I divide my religious framework into three components - my knowledge, my values and my practice. That is - what I know, what I believe, and what I do. This post will go into detail around the ways my knowledge and belief are transformed into action in my daily life - what I do.
If the natural world is the only thing I believe exists, then why does my religion focus on ritual practices? Why do I give offerings, burn incense, intone and meditate and light candles? What’s the point?
I see it as being all in my mind, which is fine - every experience I have is filtered through my senses and thus inside my mind. But despite the fact that I believe these things are psychological in nature, the materialist foundation of my experience doesn’t (and can’t) negate the reality that actions can still evoke emotions. For me, ritual practices are a tool with which I calm my mind, invoke specific emotions, retrain my conditioned responses, and examine and process my experiences.
Simply put - the point in doing ritual is that it gives me the results I’m looking for. And I think it’s pretty difficult to argue with results.
The most prominent aspect of my religion involves a rite that I do regularly, at my home altar, alone. It consists of a set of elements that I utilize individually, but that combine to bring me into a more powerful state of emotional examination and openness.
During this rite, I engage with a variety of individual practices. I anoint myself to bring my thoughts and senses into the present moment. I listen to droning music that puts me in a meditative headspace.

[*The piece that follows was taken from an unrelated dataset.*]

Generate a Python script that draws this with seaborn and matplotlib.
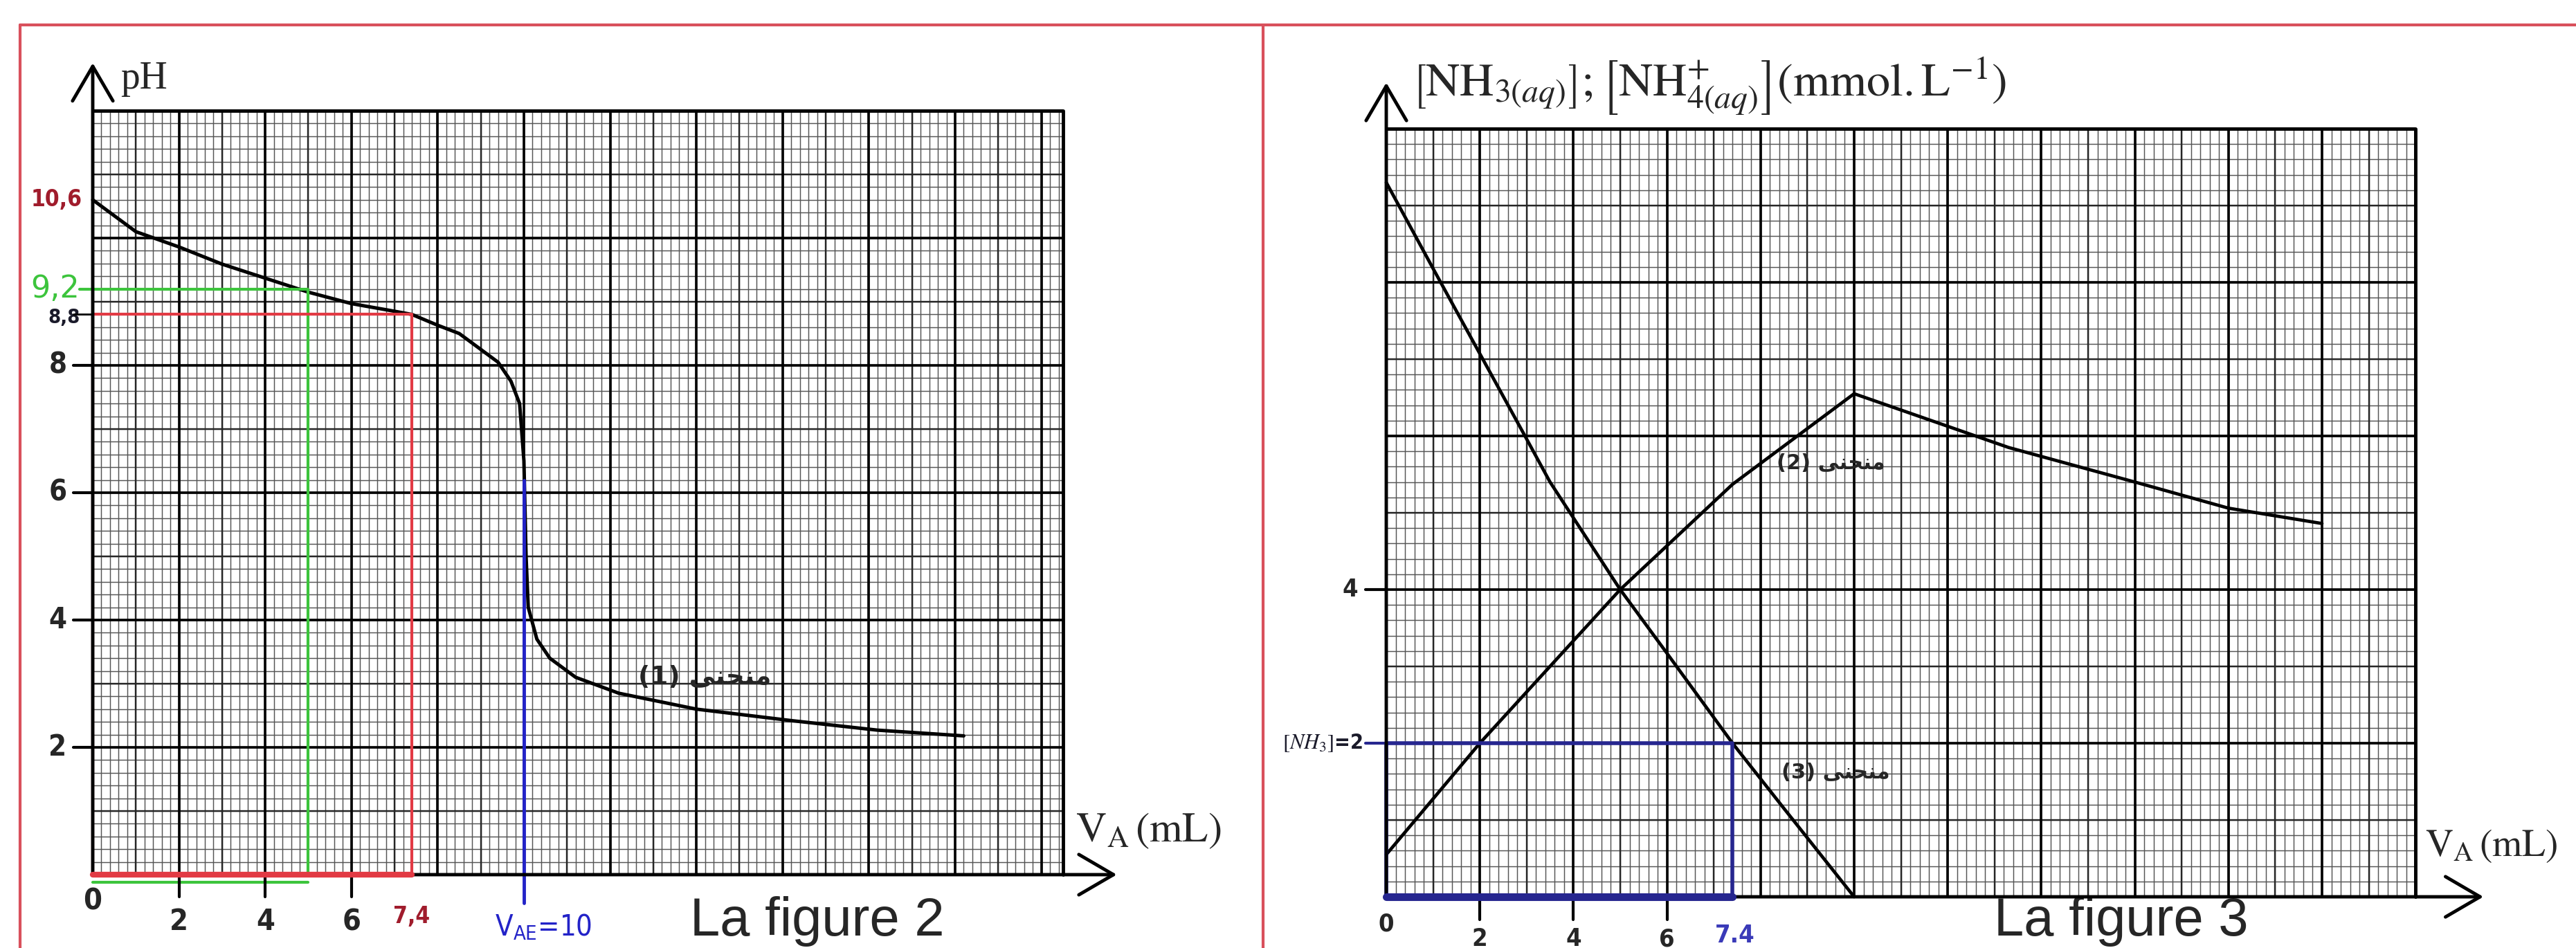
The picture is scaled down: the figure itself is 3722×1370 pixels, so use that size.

I practice divination as a form of lateral thinking. I give offerings as an expression of gratitude, light incense as a physical manifestation of my will, dedicate my signifiers and magical tools, perform contemplation, and express gratitude.
This rite replaces attendance of the Mass for me. It encapsulates my worldview and reminds me of what I believe and why it is important to me. It gives me space to contemplate and examine my emotional state with the aid of symbolic representation. It makes me feel connected to my interior landscape.
There are a lot of Catholic mechanisms and concepts that I’ve brought with me to my current religious beliefs. For instance, the Catholics consider every Sunday, as well as a handful of additional days throughout the year, to be days of obligation - meaning you are morally obligated to attend the Mass on those days, unless you have sufficient reason or a dispensation for not attending.
I like this approach. Not as a form of browbeating or to make people feel bad. But viewing my practice as obligatory in some ways is actually beneficial to me - specifically, it externalizes my motivations for performing my practices and detaches it from how I feel. Oftentimes, I can most benefit from my practice when I “feel” like doing it the least, so using criteria other than how I feel at a given moment is powerful.
The frequency with which I engage in ritual praxis varies. At some points, I’ve done it daily. Other times, once or twice a week. I rarely go more than four or five days without doing it. I am currently exploring what a concept of “obligation” looks like in the context of atheist religious ritual. From where does the obligation originate? What is its purpose? Is it enforced? Are there consequences for its violation?
In addition to the rite I perform regularly, I have other, smaller devotional practices that I try to do regularly. I use the term “devotional” to mean something smaller, more impromptu, or less involved. These practices are a way of reframing my experiences to relate to my religious perspectives, to remind me to live my beliefs, and to provide practical benefits during the day.
For one thing, I wear a set of accessories that signify important aspects of my worldview. They seem relatively mundane to most folks, which is convenient for me, although I get asked about my pendant regularly. They provide reminders of the values I hold to be important. All of them are also practical in the sense that they are functional tools that I utilize in my practices.
I try to do small meditations, visualization exercises, and perceptive shifts throughout my day. My practice is psychological in nature, and a lot of these practices as tools to help me access and understand my thoughts and feelings. Meditations that help me clear my mind can improve calm and focus. Contemplative practices (in which I dive deep into thinking about a problem, thought, feeling, etc.) allow me to focus and really plumb the depths of a topic. Visualization exercises and perceptive shifts help me convince myself to see the world differently and reconsider my perspectives on things.
These practices are typically small, unassuming, and rarely noticed by folks that might observe them. But they serve as a powerful daily reminder of the work I’m doing and why, and they have become practical forms of processing and interacting with my thoughts and emotions when the space for larger ritual practice might not be available.
There are a lot of folks who don’t see religious practice this way. They engage in what I consider “spirituality” - intuitive perspectives based on “feeling” a certain way. These folks prefer to correlate their life experiences to their religion/beliefs. There’s is nothing wrong with this at all - but I’ll confess I do not relate (as I suspect they likewise don’t relate to my approach).
“Praxis” is a non-negotiable pillar of my belief system. This is a reflection of the way I see the world, and the way I see myself - I want to be continually reminded that my beliefs are in a perpetual feedback loop with my actions. Ritual practices are a method humanity has used from the beginning of our existence to access deeper psychological landscapes, and maintaining ritual practice as an obligatory aspect of my religion honors that.
I’m still working on a lot of this. I would like to further incorporate and codify structures around differing forms of religious expression - what would my religion’s funerary rite look like? Or a liturgical calendar? But I feel like I’ve begun to find the things that work for me, which has been wonderful.